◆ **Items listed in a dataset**
○ ○ ○ ○

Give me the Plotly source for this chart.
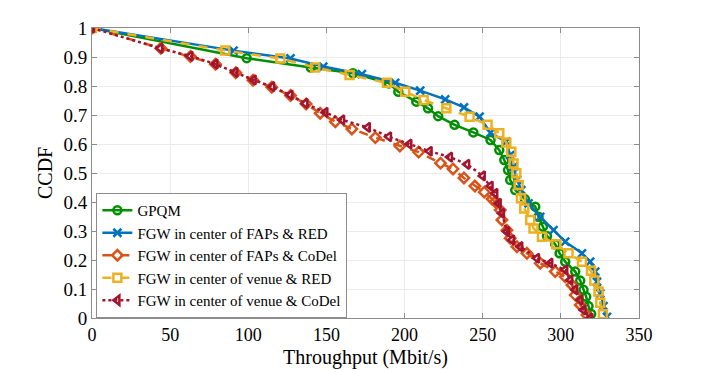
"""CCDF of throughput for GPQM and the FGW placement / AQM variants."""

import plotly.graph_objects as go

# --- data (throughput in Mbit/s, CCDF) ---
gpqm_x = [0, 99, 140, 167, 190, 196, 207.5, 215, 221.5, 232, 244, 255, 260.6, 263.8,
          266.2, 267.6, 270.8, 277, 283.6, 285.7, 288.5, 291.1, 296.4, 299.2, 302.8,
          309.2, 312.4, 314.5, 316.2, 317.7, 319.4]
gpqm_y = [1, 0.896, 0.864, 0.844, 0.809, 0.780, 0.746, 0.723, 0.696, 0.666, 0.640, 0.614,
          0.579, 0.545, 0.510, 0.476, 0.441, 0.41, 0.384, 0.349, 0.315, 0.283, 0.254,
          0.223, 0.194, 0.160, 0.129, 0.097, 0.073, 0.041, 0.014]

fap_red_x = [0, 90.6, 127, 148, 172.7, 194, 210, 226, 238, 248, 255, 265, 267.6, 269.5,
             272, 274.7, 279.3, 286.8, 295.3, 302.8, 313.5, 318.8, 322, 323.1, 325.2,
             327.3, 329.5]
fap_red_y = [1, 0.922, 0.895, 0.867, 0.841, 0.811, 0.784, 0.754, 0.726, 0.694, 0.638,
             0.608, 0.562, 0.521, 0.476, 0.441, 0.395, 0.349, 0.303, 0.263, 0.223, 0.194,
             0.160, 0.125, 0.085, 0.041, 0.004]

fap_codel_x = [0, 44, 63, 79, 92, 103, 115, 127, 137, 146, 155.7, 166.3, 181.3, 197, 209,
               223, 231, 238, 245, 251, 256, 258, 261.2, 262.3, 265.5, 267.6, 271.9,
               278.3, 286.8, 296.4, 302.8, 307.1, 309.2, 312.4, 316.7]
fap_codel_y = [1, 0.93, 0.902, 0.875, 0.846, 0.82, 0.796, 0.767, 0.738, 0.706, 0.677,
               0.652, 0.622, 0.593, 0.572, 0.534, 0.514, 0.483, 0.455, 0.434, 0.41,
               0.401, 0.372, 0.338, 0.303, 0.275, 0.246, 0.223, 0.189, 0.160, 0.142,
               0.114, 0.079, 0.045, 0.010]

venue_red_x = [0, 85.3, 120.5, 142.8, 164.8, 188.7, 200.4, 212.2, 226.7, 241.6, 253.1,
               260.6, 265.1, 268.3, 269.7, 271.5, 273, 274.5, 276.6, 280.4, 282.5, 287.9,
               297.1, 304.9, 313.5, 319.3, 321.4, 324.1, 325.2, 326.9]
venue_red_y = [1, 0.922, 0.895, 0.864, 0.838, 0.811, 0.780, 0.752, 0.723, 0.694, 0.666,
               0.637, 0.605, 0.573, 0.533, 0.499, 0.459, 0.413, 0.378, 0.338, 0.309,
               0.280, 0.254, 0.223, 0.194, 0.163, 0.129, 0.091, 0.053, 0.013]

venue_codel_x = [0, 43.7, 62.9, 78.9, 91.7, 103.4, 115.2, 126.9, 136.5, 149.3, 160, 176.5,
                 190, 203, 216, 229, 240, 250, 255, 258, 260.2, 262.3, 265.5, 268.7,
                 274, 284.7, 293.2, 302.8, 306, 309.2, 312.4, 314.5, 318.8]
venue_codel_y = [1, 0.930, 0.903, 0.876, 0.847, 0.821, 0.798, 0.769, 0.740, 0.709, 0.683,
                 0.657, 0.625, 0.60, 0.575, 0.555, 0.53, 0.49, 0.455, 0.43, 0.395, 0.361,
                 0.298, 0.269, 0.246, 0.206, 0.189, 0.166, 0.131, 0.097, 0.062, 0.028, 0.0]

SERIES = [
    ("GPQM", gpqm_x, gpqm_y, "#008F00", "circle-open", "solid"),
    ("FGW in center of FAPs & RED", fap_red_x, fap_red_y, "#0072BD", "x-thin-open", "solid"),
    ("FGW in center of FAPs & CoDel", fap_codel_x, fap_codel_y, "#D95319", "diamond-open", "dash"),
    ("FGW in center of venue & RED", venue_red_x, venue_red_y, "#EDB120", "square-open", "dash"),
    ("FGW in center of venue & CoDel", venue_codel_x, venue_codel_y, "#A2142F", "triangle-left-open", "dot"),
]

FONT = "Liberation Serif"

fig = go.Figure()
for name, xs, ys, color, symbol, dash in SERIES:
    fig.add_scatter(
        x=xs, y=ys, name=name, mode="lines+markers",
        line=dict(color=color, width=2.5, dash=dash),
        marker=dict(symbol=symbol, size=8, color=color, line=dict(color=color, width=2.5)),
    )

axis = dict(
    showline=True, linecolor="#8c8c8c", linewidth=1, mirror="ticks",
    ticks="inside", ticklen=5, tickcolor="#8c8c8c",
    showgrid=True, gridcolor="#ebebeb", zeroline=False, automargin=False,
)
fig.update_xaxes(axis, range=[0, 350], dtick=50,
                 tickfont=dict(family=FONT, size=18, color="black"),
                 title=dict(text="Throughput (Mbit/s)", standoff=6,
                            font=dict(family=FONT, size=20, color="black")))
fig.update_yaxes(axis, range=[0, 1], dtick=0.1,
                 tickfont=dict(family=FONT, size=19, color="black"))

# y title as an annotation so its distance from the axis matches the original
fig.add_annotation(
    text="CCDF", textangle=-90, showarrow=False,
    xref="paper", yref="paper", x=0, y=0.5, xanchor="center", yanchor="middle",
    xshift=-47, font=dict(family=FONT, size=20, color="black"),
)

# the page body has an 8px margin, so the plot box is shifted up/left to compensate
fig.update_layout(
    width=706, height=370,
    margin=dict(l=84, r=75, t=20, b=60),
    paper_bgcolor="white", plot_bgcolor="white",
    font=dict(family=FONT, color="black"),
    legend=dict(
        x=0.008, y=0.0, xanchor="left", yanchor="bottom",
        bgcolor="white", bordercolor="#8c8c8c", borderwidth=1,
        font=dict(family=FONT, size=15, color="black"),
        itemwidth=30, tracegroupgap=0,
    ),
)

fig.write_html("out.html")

○ ○ ○ ○

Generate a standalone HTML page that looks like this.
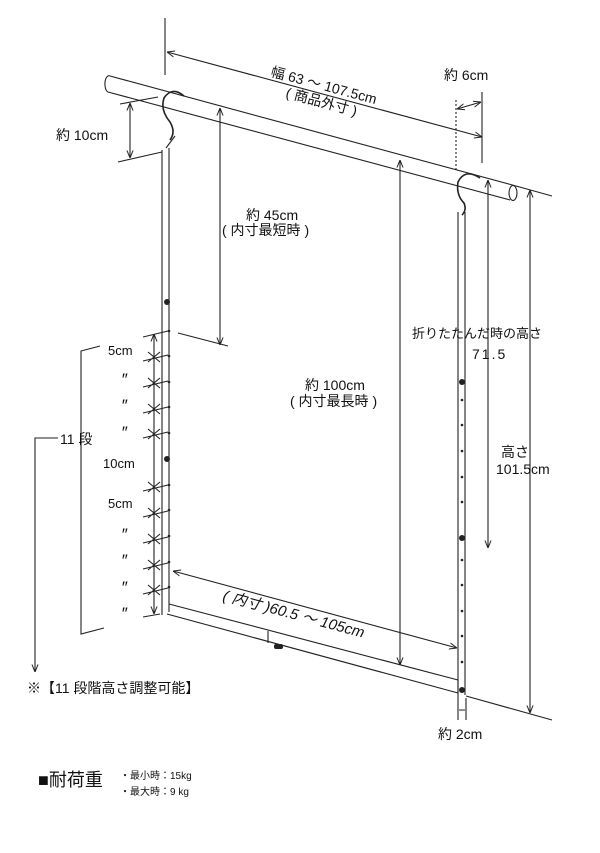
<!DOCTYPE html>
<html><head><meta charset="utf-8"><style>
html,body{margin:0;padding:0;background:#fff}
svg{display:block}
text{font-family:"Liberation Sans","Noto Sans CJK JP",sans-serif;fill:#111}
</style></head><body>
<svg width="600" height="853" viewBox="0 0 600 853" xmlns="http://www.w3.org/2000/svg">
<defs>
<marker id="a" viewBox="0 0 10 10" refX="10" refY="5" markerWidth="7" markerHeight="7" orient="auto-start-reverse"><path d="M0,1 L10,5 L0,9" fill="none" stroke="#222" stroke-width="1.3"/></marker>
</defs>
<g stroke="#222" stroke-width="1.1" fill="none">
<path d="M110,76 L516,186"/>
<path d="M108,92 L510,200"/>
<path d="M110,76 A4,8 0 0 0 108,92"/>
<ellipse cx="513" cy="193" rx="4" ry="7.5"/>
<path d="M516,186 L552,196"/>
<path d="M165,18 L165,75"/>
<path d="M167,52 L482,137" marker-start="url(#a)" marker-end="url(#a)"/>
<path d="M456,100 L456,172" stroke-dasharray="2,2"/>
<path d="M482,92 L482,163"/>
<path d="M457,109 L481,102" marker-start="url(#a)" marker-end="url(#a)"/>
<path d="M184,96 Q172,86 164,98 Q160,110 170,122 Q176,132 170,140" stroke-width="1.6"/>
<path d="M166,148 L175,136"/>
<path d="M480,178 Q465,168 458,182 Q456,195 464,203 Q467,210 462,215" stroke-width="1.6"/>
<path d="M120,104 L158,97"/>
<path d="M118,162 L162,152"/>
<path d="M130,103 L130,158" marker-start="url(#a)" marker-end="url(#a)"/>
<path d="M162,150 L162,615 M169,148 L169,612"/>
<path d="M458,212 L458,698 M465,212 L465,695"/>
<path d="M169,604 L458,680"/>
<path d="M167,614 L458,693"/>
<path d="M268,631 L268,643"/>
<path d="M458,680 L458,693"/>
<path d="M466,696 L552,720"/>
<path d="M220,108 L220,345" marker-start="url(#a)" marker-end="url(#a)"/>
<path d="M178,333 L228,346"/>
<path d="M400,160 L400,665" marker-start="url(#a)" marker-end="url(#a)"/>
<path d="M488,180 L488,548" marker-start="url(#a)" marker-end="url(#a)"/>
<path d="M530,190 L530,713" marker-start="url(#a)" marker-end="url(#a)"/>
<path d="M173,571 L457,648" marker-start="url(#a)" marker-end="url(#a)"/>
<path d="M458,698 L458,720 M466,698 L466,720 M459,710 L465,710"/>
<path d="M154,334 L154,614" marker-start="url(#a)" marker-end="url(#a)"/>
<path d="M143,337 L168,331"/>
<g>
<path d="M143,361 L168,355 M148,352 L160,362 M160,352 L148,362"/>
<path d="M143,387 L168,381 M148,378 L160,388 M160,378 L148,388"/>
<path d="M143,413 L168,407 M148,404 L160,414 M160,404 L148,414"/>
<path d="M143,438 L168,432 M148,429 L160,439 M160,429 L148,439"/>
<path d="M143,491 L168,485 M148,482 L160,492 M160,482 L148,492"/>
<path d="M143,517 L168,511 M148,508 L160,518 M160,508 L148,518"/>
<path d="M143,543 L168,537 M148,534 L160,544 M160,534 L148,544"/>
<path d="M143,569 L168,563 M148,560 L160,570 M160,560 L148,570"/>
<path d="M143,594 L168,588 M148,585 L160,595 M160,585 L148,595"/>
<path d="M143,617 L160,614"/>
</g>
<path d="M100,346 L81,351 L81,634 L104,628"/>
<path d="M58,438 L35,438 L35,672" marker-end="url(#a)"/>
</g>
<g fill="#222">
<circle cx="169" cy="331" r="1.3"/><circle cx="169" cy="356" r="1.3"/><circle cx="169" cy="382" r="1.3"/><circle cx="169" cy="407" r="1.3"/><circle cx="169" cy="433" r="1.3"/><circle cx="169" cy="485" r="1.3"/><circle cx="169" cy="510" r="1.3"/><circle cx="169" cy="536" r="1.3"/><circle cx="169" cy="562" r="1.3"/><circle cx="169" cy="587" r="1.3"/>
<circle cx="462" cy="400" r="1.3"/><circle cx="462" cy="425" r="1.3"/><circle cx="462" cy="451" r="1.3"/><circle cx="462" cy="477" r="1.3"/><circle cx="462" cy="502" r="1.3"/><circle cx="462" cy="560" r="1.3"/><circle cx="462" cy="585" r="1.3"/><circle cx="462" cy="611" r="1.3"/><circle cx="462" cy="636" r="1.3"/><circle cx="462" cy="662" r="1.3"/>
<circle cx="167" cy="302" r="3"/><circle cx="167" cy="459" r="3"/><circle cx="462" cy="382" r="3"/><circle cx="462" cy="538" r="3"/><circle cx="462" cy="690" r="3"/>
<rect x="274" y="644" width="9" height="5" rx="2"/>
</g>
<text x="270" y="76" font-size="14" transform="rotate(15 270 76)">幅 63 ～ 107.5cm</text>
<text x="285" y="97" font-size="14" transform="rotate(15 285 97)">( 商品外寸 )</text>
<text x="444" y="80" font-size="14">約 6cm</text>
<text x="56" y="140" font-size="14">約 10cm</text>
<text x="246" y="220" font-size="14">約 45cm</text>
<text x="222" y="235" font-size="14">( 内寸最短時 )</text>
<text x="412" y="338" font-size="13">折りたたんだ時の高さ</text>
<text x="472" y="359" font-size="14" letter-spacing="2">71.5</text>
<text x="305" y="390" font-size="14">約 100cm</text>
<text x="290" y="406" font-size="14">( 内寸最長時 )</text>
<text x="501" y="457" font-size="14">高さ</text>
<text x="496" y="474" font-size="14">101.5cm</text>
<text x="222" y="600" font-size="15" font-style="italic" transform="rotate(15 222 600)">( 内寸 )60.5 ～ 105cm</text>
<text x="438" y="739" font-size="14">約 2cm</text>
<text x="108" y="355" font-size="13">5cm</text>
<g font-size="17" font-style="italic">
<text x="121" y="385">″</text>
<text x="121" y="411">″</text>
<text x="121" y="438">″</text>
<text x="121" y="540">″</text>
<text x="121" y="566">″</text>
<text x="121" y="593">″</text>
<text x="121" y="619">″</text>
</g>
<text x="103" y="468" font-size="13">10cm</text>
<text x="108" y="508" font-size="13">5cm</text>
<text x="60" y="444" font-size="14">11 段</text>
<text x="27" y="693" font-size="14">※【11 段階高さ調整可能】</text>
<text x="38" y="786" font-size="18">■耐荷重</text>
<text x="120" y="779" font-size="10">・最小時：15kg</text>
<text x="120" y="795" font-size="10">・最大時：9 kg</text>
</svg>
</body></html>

○ ○ ○ ○

◆ **OBJECTIVE**
Retype exactly the lines from the one with "Give me the Plotly source for this chart." through the one with "0.223, 0.194, 0.160, 0.129, 0.097, 0.073, 0.041, 0.014]", both included, and nothing else; leave out the pictures.

◆ **OUTPUT**
Give me the Plotly source for this chart.
"""CCDF of throughput for GPQM and the FGW placement / AQM variants."""

import plotly.graph_objects as go

# --- data (throughput in Mbit/s, CCDF) ---
gpqm_x = [0, 99, 140, 167, 190, 196, 207.5, 215, 221.5, 232, 244, 255, 260.6, 263.8,
          266.2, 267.6, 270.8, 277, 283.6, 285.7, 288.5, 291.1, 296.4, 299.2, 302.8,
          309.2, 312.4, 314.5, 316.2, 317.7, 319.4]
gpqm_y = [1, 0.896, 0.864, 0.844, 0.809, 0.780, 0.746, 0.723, 0.696, 0.666, 0.640, 0.614,
          0.579, 0.545, 0.510, 0.476, 0.441, 0.41, 0.384, 0.349, 0.315, 0.283, 0.254,
          0.223, 0.194, 0.160, 0.129, 0.097, 0.073, 0.041, 0.014]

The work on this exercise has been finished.